A Perfect System of Finance taken in the present State of the Debts of the united States, is not to be expected. A compromise of Opinion upon this subject, something like the one produced by the Secretary, will probably give general Satisfaction. The Faith & credit of the united States may be preserved, whilst there is some Regard paid to the public Opinion, in consequence of the very great Depreciation of the Securities, in medio tutissimis ibis.

Every thing it appears to me stands suspended upon this important Question: If Congress assume the State Debts, Peace, Tranquility & a firm Government, will be the Result. if not, a weak, and an inefficient one, or perhaps no Government at all, may be the Consequence. The Choice lies before Congress;—Honour, or Disgrace; I hope, they’ll accept the first, that we may not be again exposed to the Inconveniences of a State of Anarchy & Confusion but if they prefer the last, may the Stigma of Defection rest upon those men, who seem disposed to sacrifice the Government, to their narrow, selfish & contracted Views.
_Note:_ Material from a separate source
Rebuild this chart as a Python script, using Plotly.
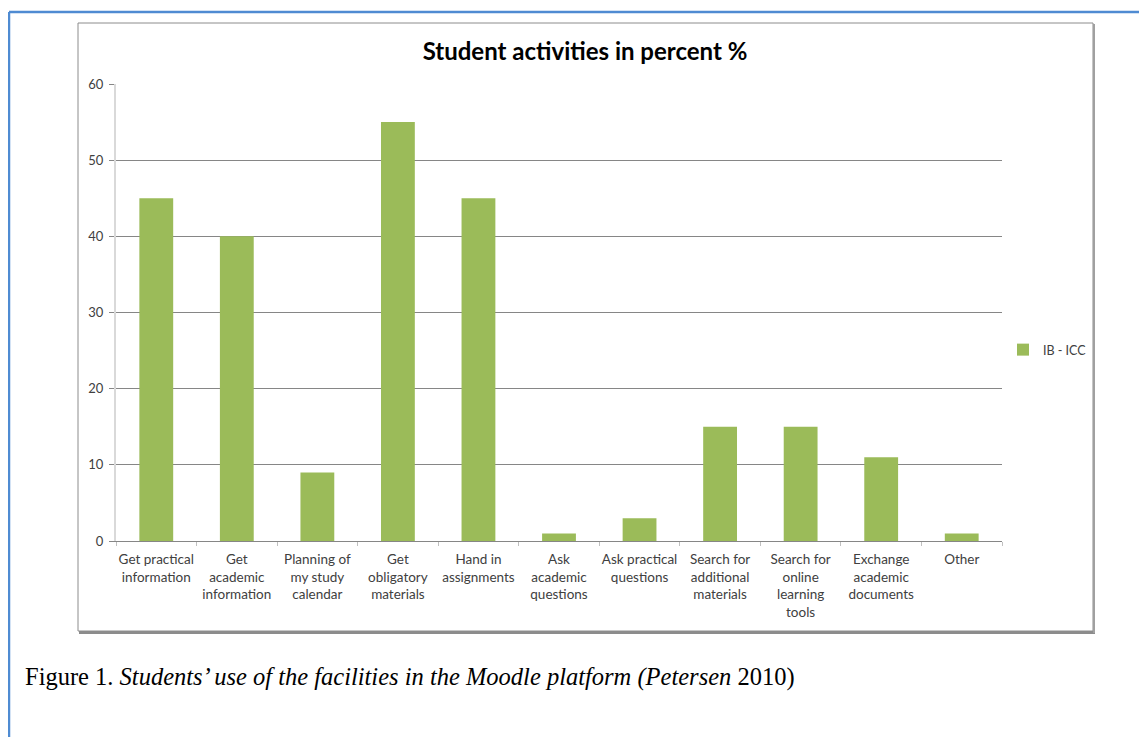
import plotly.graph_objects as go

categories = [
    "Get practical<br>information",
    "Get<br>academic<br>information",
    "Planning of<br>my study<br>calendar",
    "Get<br>obligatory<br>materials",
    "Hand in<br>assignments",
    "Ask<br>academic<br>questions",
    "Ask practical<br>questions",
    "Search for<br>additional<br>materials",
    "Search for<br>online<br>learning<br>tools",
    "Exchange<br>academic<br>documents",
    "Other",
]
values = [45, 40, 9, 55, 45, 1, 3, 15, 15, 11, 1]
series_name = "IB - ICC"
y_ticks = [0, 10, 20, 30, 40, 50, 60]

W, H = 1147, 737
OFF = 8  # page body margin offset
def px(x): return (x - OFF) / W
def py(y): return 1 - (y - OFF) / H

fig = go.Figure()
fig.add_trace(go.Bar(
    x=categories, y=values, name=series_name,
    marker=dict(color="#9BBB59", line=dict(width=0)),
    showlegend=True,
))

fig.update_layout(
    width=W, height=H,
    margin=dict(l=0, r=0, t=0, b=0, autoexpand=False),
    paper_bgcolor="white", plot_bgcolor="white",
    bargap=0.58,
    font=dict(family="Lato, Open Sans, sans-serif", color="#404040", size=13),
    title=dict(text="<b>Student activities in percent %</b>", x=px(585), xanchor="center",
               y=py(52), yanchor="middle",
               font=dict(family="Lato, Open Sans, sans-serif", size=24, color="#000000")),
    xaxis=dict(domain=[px(116), px(1002)], showgrid=False, showline=True, linecolor="#868686",
               linewidth=1, ticks="outside", tickson="boundaries", ticklen=4, tickcolor="#C0C0C0",
               tickfont=dict(size=13.5, color="#404040"), tickangle=0, ticklabelstandoff=6,
               automargin=False),
    yaxis=dict(domain=[py(541), py(84)], range=[0, 60], tickvals=y_ticks, showgrid=True,
               gridcolor="#868686", gridwidth=1, showline=True, linecolor="#D9D9D9", linewidth=2,
               ticks="outside", ticklen=5, tickcolor="#868686", zeroline=False,
               tickfont=dict(size=13, color="#404040"), ticklabelstandoff=3, automargin=False),
    legend=dict(x=px(1003), y=py(350), xanchor="left", yanchor="middle",
                font=dict(size=12.5, color="#404040"), bgcolor="rgba(0,0,0,0)",
                itemwidth=30),
    shapes=[
        # outer blue frame
        dict(type="line", xref="paper", yref="paper", x0=px(9), x1=1.02, y0=py(12), y1=py(12),
             line=dict(color="#4F8BD2", width=2.5)),
        dict(type="line", xref="paper", yref="paper", x0=px(9), x1=px(9), y0=py(12), y1=-0.02,
             line=dict(color="#4F8BD2", width=2.5)),
        # chart frame
        dict(type="rect", xref="paper", yref="paper", x0=px(78), x1=px(1093), y0=py(631), y1=py(23),
             line=dict(color="#8C8C8C", width=1), layer="below"),
        dict(type="line", xref="paper", yref="paper", x0=px(79), x1=px(1095), y0=py(632.5), y1=py(632.5),
             line=dict(color="#8C8C8C", width=3)),
        dict(type="line", xref="paper", yref="paper", x0=px(1094), x1=px(1094), y0=py(24), y1=py(633),
             line=dict(color="#A0A0A0", width=2)),
    ],
    annotations=[
        dict(xref="paper", yref="paper", x=px(23), y=py(677), xanchor="left", yanchor="middle",
             showarrow=False,
             text="Figure 1. <i>Students\u2019 use of the facilities in the Moodle platform (Petersen</i> 2010)",
             font=dict(family="Liberation Serif, DejaVu Serif, serif", size=24.5, color="#000000")),
    ],
)

fig.write_html("out.html")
With Sentiments of the highest Esteem, I have the honour to be, Sir, / Your most obedt. & / very hble Servant.

Amicus.

RC (Adams Papers); internal address: “To his Excellency / John Adams Esq.”

1.

Although Alexander Hamilton and other writers used the pseudonym, this “Amicus” has not been identified. For the Funding Act that resolved many of the concerns raised here, see First Congress, Second Session, 4 January 1790 – 12 August 1790, Editorial Note, above.